The lessons of Unspeakable Acts are unsurprising but worth repeating. There is no particular psychopathology present in the minds of those who engage in torture. Unlike the case of freelance sadists (serial rapists, murderers), we can't reliably look for preadolescent warning signs: pyromania, cruelty to animals, bedwetting, etc. Rather, torture in the sanctioned sense tends to be inflicted by lackluster individuals with no obvious grotesqueries of character. Their only real distinction seems to be in the training such people receive: extreme physical hardship, combined with a simultaneous course of indoctrination in an "us vs. them" ethic that dehumanizes whatever enemy happens to be on the horizon.

Conroy is an able expositor who writes with precision and a wonderfully sober clarity. But his choice of fact patterns to discuss -- including not only the three situations above but also the actions of legbreakers of various right-wing factions in Greece, Uruguay, and the former Rhodesia -- indicate an ideological predilection that ought at least to be discussed. Reactionaries aren't the sole perpetrators of torture.

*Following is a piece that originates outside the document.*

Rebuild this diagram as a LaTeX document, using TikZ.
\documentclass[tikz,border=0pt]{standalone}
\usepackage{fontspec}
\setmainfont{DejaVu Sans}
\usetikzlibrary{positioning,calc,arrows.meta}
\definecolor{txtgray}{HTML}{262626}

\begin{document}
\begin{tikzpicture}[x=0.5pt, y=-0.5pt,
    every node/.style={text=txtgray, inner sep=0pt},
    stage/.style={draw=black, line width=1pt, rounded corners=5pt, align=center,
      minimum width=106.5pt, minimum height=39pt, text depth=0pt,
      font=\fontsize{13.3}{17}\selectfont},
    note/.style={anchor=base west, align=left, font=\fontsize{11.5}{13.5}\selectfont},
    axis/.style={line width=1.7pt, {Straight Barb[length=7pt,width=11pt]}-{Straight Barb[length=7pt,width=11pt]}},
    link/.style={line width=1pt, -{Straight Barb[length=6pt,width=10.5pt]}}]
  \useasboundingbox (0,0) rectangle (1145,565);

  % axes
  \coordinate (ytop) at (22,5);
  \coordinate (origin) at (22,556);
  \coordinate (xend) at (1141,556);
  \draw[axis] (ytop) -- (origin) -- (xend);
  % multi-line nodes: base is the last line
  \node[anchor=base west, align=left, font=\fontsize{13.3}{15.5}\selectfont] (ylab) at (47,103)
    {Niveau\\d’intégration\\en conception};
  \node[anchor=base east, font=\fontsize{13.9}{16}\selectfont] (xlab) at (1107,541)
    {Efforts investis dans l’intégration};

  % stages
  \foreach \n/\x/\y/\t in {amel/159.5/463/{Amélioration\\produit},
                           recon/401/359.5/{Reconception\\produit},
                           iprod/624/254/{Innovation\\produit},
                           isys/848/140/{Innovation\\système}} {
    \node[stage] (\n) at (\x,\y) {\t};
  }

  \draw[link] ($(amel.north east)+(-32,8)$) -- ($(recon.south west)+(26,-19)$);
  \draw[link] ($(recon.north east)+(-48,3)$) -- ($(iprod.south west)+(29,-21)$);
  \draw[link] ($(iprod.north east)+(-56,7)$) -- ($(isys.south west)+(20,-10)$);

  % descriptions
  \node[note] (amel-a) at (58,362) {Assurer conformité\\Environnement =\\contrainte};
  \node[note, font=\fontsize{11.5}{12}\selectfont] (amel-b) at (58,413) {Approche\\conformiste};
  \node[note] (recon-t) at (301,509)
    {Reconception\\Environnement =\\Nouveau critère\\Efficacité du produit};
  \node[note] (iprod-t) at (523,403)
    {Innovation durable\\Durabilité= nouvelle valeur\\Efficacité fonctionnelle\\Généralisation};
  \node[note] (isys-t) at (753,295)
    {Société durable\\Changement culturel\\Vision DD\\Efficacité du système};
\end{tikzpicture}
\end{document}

Conroy could have discussed at equal length the suffering inflicted on American POWs in Vietnam or the interrogation methods used by officials of the People's Republic of China against that nation's own citizens.

Unspeakable Acts offers little consolation. What we're left with is confirmation of some simple facts: People will hurt each other, repeatedly and with no particular remorse, when conditioned and/or allowed to do so. Most of the rest of us will look on in consternation and a certain amount of self-serving disbelief. And turn the page.